Philosophical cow dung on the life of little Ms. Imperfectly Fine.

Sunday, October 02, 2005

I don't need a guy.

I don’t need a guy to be happy. I’m enjoying my life as it is, although the load of assignments I have to finish off is not enjoyable at all. I have my closest friends to laugh with, family for love and support, my guitar to play and books to read. In short, I should be content, I am content; sometimes I don’t need a guy to be happy.

That’s why, I have to refrain myself from sounding too desperate. Because I’m not, I’m just frustrated. As much as I want him, my life does not revolve around making him mine or anything. Yes, I do include him in my ‘to do’ list. ;p But that’s about it. I don’t mope around the house and not do anything except waiting close to the phone for a mystical magical “Hey, what’s up!” I don’t loose sleep over him, I still eat a lot and shower regularly. I’m just living my life.
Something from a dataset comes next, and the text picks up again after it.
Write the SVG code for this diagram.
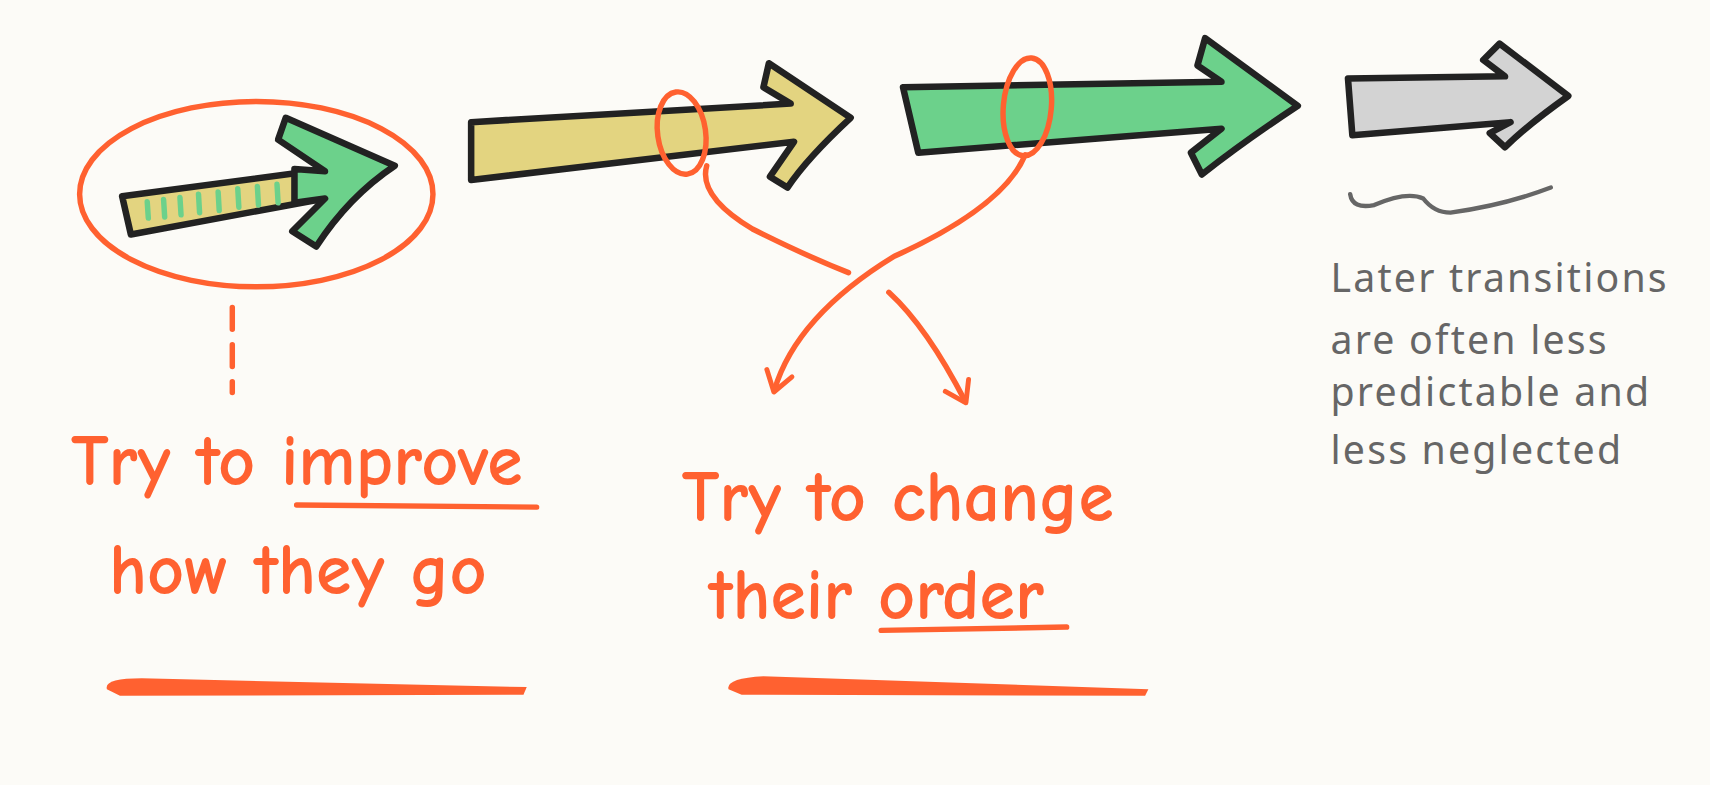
<svg xmlns="http://www.w3.org/2000/svg" width="1710" height="785" viewBox="0 0 1710 785">
<style>
.ol{stroke:#222;stroke-width:6;stroke-linejoin:round;stroke-linecap:round}
.or{fill:none;stroke:#ff6130;stroke-width:5;stroke-linecap:round}
.ot{fill:#ff6130;font-family:"Comic Neue","Noto Sans",sans-serif;font-size:66px;font-weight:bold}
.gt{fill:#666;font-family:"Noto Sans",sans-serif;font-size:36px;letter-spacing:2px}
</style>
<defs>
<marker id="ah" viewBox="0 0 20 20" refX="14" refY="10" markerWidth="30" markerHeight="30" orient="auto" markerUnits="userSpaceOnUse">
<path d="M3,2 L15,10 L3,18" fill="none" stroke="#ff6130" stroke-width="3" stroke-linecap="round" stroke-linejoin="round"/>
</marker>
</defs>
<rect width="1710" height="785" fill="#fcfbf7"/>
<g transform="scale(1.0906)">
<g id="small-arrow">
<path class="ol" fill="#e3d480" d="M112,180 L300,155 L298,182 L120,215 Z"/>
<g stroke="#6cd18b" stroke-width="5" stroke-linecap="round">
<line x1="135" y1="185" x2="136" y2="200"/><line x1="150" y1="183" x2="151" y2="199"/><line x1="165" y1="181" x2="166" y2="197"/><line x1="182" y1="178" x2="183" y2="195"/><line x1="200" y1="176" x2="201" y2="193"/><line x1="218" y1="173" x2="219" y2="190"/><line x1="236" y1="171" x2="237" y2="188"/><line x1="254" y1="169" x2="255" y2="186"/>
</g>
<path class="ol" fill="#6cd18b" d="M255,128 L262,108 L362,152 Q320,180 290,226 L268,212 L298,182 L270,186 L270,155 L298,157 Z"/>
<ellipse class="or" cx="235" cy="178" rx="162" ry="85" stroke-width="6"/>
</g>
<g id="yellow-arrow">
<path class="ol" fill="#e3d480" d="M432,112 L725,95 L700,80 L705,58 L780,108 Q740,145 722,172 L706,162 L728,130 L432,165 Z"/>
</g>
<g id="green-arrow">
<path class="ol" fill="#6cd18b" d="M828,80 L1120,75 L1098,60 L1105,35 L1190,97 Q1140,130 1102,160 L1092,140 L1120,118 L842,140 Z"/>
</g>
<g id="gray-arrow">
<path class="ol" fill="#d3d3d3" d="M1236,72 L1380,70 L1360,55 L1375,40 L1438,88 Q1400,115 1380,135 L1366,122 L1385,112 L1240,124 Z"/>
<path d="M1238,178 Q1240,192 1260,188 Q1290,175 1305,182 Q1315,195 1330,195 Q1380,188 1422,172" fill="none" stroke="#666" stroke-width="4" stroke-linecap="round"/>
</g>
<g id="connectors">
<ellipse class="or" cx="625" cy="122" rx="22" ry="38" transform="rotate(-8 625 122)"/>
<ellipse class="or" cx="942" cy="98" rx="22" ry="45" transform="rotate(5 942 98)"/>
<path class="or" d="M648,152 Q640,180 690,210 Q740,235 778,250"/>
<path class="or" d="M815,268 Q850,300 885,368" marker-end="url(#ah)"/>
<path class="or" d="M940,142 Q920,190 820,235 Q730,290 710,358" marker-end="url(#ah)"/>
<path class="or" d="M213,282 L213,360" stroke-width="6" stroke-dasharray="20 14"/>
</g>
<g id="label-left">
<text class="ot" x="65" y="445">Try to improve</text>
<text class="ot" x="100" y="545">how they go</text>
<path class="or" d="M272,463 L492,465" stroke-width="4"/>
<path d="M98,632 Q95,622 130,622 L483,630 L480,637 L110,638 Z" fill="#ff6130"/>
</g>
<g id="label-middle">
<text class="ot" x="625" y="478">Try to change</text>
<text class="ot" x="650" y="568">their order</text>
<path class="or" d="M808,578 L978,575" stroke-width="4"/>
<path d="M668,632 Q665,622 700,620 L1053,632 L1050,638 L680,637 Z" fill="#ff6130"/>
</g>
<g id="label-right">
<text class="gt" x="1220" y="268">Later transitions</text>
<text class="gt" x="1220" y="325">are often less</text>
<text class="gt" x="1220" y="372">predictable and</text>
<text class="gt" x="1220" y="425">less neglected</text>
</g>
</g>
</svg>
The difference is, I like him and sometimes I can’t help feeling frustrated because I can’t do anything about it. That’s why I write, and I exaggerate. The feelings are real but I’m not some tragic heroin. I just like to use hyperboles.

I believe some explanation is needed here. Why him? What’s so different about this time? Why is it important for him to know and yet I’m not doing anything about it?

Honestly, I just tripped and fell over a friend of my friend. Typical, yeah. I haven’t had time to actually get to know him, but there were a couple of conversations that I had with him that contributed to my fall. And I know for a fact that I might just imagined it all and he’s not exactly what I thought him to be. But, so far he fits me perfectly.

So what’s the problem then? If he’s perfect, why don’t you just go for it? Or, is it because he’s taken already? The reason why I’m stuck in this mess is because, for the first time in my 19 years of life, I’m afraid of loosing what I never had, of being rejected not just by anyone, but by him. It’s different this time because it could not have been anybody. It just has to be him. What makes me so sure about this is the fact that, I tried to compensate not having him by settling for someone that happens to be there and shared some characteristics of him. I realize I made a mistake when I found out that it wasn’t what I really wanted. I’d rather be alone then be with someone for the wrong reasons.

My source tells me that he’s not exactly taken, but there is a particular person in his life. I have a feeling that she might be important to him as she knew him first. But, that’s not what worries me, my number one fear is that I’m just not his type and he’s too good for me of which I’m starting to believe.

But, I’m not letting that spoil my life. I don’t need a guy to be happy; I don’t need him to make me happy. But I would, sure as heck, be a whole lot happier if he does.

He said I had a good voice. My heart is singing with joy.